An economic institution is a convention developed by a society to help solve recurrent economic problems or sets of rules created to govern economic behavior.
Name two classifications of economic institutions with examples.
- Property rights: e.g., land tenure, intellectual property rights.
- Facilitating transactions: e.g., standard contract law, dispute arbitration.
What is an economic model?
A simplified representation of reality used to predict or explain economic behaviors.
Differentiate between theoretical and empirical economic models.
Theoretical models derive qualitative implications about behavior, while empirical models verify these predictions and provide numerical outcomes.
Give an example of a mathematical economic model.
Demand and supply models, e.g., Qd = 30 - 3P and Qs = 20 + 2P.
What is an analogy model in economics?
A model that uses an analogy to understand economic realities, such as viewing market competition as a game.
What is the role of economic institutions in economic development?

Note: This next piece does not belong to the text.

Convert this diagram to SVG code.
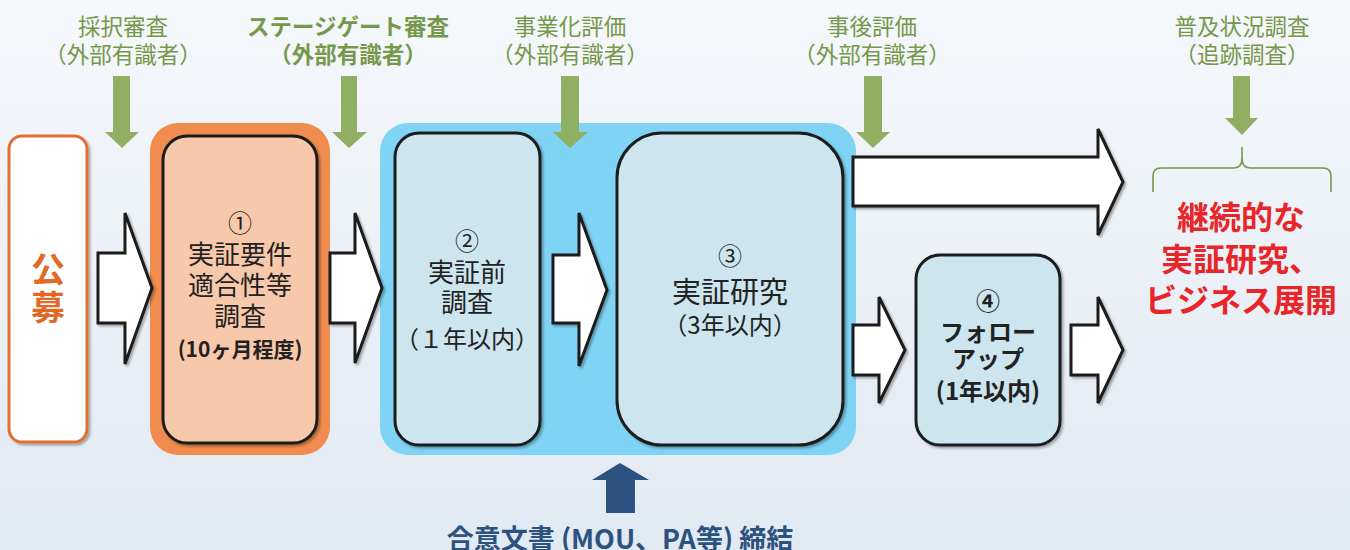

They help solve recurrent problems, regulate behavior, and create a framework for efficient economic activities.
Why are institutional arrangements not uniform across societies?
Different societies face unique challenges and solutions, leading to variations in institutional arrangements.
What is Hodgson’s (2001) definition of an institution?
A durable system of established and embedded social rules and conventions that structure social interactions.
What is the significance of optimization and equilibrium in economics?
Optimization ensures efficient allocation of resources, while equilibrium reflects a stable state where supply equals demand.
What are the components of a mathematical economic model?
Dependent variables, constants, and parameters that measure relationships, e.g., Qd = 30 - 3P.
How does game theory relate to economic institutions?
It helps explore strategic interactions and predict behaviors in competitive settings, like firms in a market.